Le « Brexit » n’est pas qu’un concept politique…

… mais il constitue une attaque sur les principes de la démocratie et une ingérence grave dans la vie des citoyens et citoyennes concernés.

C'est ainsi que l'artiste Banksy voit le "Brexit"... Foto: Immanuel Giel / Wikimedia Commons / CC-BT-SA 4.0int

(KL) – Lorsqu’aujourd’hui et demain, les chefs des gouvernements européens se réunissent pour discuter du « Brexit », il manque quelqu’un à la table des négociations : les citoyens et citoyennes directement concernés par la sortie de la Grande-Bretagne de l’Union Européenne.

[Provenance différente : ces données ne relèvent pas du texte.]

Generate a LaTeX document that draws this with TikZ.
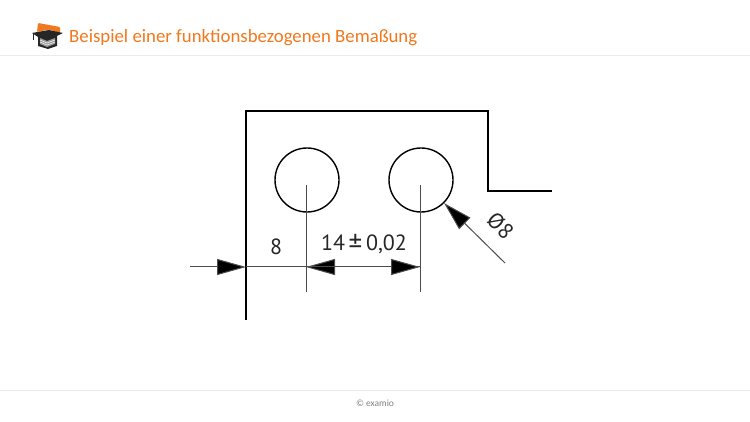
\documentclass[tikz,border=0pt]{standalone}
\usepackage{fontspec}
\setmainfont{Carlito}
\newfontfamily\dimfont{PT Sans}
\usetikzlibrary{arrows.meta}
\definecolor{examioorange}{RGB}{240,120,30}
\definecolor{rulegrey}{RGB}{235,235,235}
\tikzset{
body/.style={draw=black,line width=1.5pt},
hole/.style={circle,draw=black,line width=1.4pt,minimum size=64pt,inner sep=0pt},
thinline/.style={draw=black!70,line width=1pt},
dimarrow/.style={thinline,-{Triangle[length=29pt,width=16pt,fill=black]}},
dimlabel/.style={font=\dimfont\fontsize{22}{22}\selectfont,text=black!85,inner sep=0pt},
title/.style={font=\fontsize{18.8}{20}\selectfont,text=examioorange,anchor=west,inner sep=0pt},
footer/.style={font=\fontsize{9.5}{10}\selectfont,text=black!50,inner sep=0pt}
}
\begin{document}
\begin{tikzpicture}[x=1pt,y=-1pt]
\useasboundingbox (0,0) rectangle (750,422);

% header and footer
\draw[rulegrey] (0,55.5) -- (750,55.5);
\draw[rulegrey] (0,390.5) -- (750,390.5);
\node[title] (head) at (69,38) {Beispiel einer funktionsbezogenen Bemaßung};
\node[footer] (foot) at (375,403) {© examio};

% the logo
\fill[examioorange,rounded corners=1pt] (37,32) -- (38,23) -- (60,27) -- (60,33) -- (49,29.5) -- cycle;
\fill[black!85] (32,33) -- (49,30) -- (63,33) -- (57,36) -- (57,46) -- (48,49) -- (38,46) -- (38,37) -- cycle;
\fill[black!40] (40,38) -- (47,41) -- (55,38) -- (55,44) -- (47,47) -- (40,44) -- cycle;
\draw[white,line width=0.5pt] (40,40) -- (47,43) -- (55,40) (40,42) -- (47,45) -- (55,42);
\draw[black!85,line width=1pt] (33,33) -- (33,40);

% the part
\coordinate (c1) at (246,320);
\coordinate (c2) at (246,111);
\coordinate (c3) at (488,111);
\coordinate (c4) at (488,190.9);
\coordinate (c5) at (552,190.9);
\draw[body] (c1) -- (c2) -- (c3) -- (c4) -- (c5);

\node[hole] (h1) at (307,180) {};
\node[hole] (h2) at (421,180) {};

% center lines
\coordinate (m1) at (306,185);
\coordinate (m2) at (420,185);
\coordinate (n1) at (306,292);
\coordinate (n2) at (420,292);
\draw[thinline] (m1) -- (n1);
\draw[thinline] (m2) -- (n2);

% dimension lines
\coordinate (d0) at (190,267);
\coordinate (d1) at (246,267);
\coordinate (d2) at (306,267);
\coordinate (d3) at (420,267);
\coordinate (d4) at (505,263);
\draw[dimarrow] (d0) -- (d1);
\draw[thinline] (d1) -- (d2);
\draw[dimarrow] (d3) -- (d2);
\draw[dimarrow] (d2) -- (d3);
\draw[dimarrow] (d4) -- (h2.-45);

\node[dimlabel] (l1) at (276,246.5) {8};
\node[dimlabel] (l2) at (364,244) {14\,\raisebox{-2pt}{\fontsize{27}{27}\selectfont ±}\,0,02};
\node[dimlabel,rotate=-45] (l3) at (500.5,226) {Ø8};
\end{tikzpicture}
\end{document}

Nous avons parlé avec Paul Malone, sujet de sa Majesté la Reine d’Angleterre et installé depuis 27 ans à Strasbourg. Paul fait partie des « victimes directes » du « Brexit ».

Paul Malone, né à Leeds d’une famille très pro-européenne, est traducteur technique et enseigne l’art de la traduction à l’Université de Strasbourg. Malgré les 27 ans qu’il a déjà passé en France, il se sent toujours « british » ; et le « Brexit » aura un impact direct sur sa vie. Interview.

Comment est-ce que le Brexit affectera votre vie personnelle ?

Paul Malone : Il m’est presque impossible de répondre à cette question, car je ne sais toujours pas ce que le « Brexit » signifiera. Ce qui m’inquiète, c’est que le gouvernement britannique semble l’ignorer également.

Est-ce que cela fera une différence s’il s’agira d’un « Brexit dur » ou d’un « Brexit » contractuellement organisé ?

PM : Là aussi, il est très difficile d’évaluer ce que ces scénarii signifieront dans la pratique. Je n’ai eu aucune information et j’ai l’impression que le gouvernement britannique ignore également les conséquences de ces différentes options. A vrai dire, je m’en fiche si le « Brexit » sera organisé contractuellement ou non. Mon point de vue est simple : ce « Brexit » ne devrait pas se produire.

Il paraît que de nombreux ressortissants britanniques vivant à l’étranger ne pouvaient pas participer au referendum sur le « Brexit ». Est-ce que vous avez pu participer à ce vote ?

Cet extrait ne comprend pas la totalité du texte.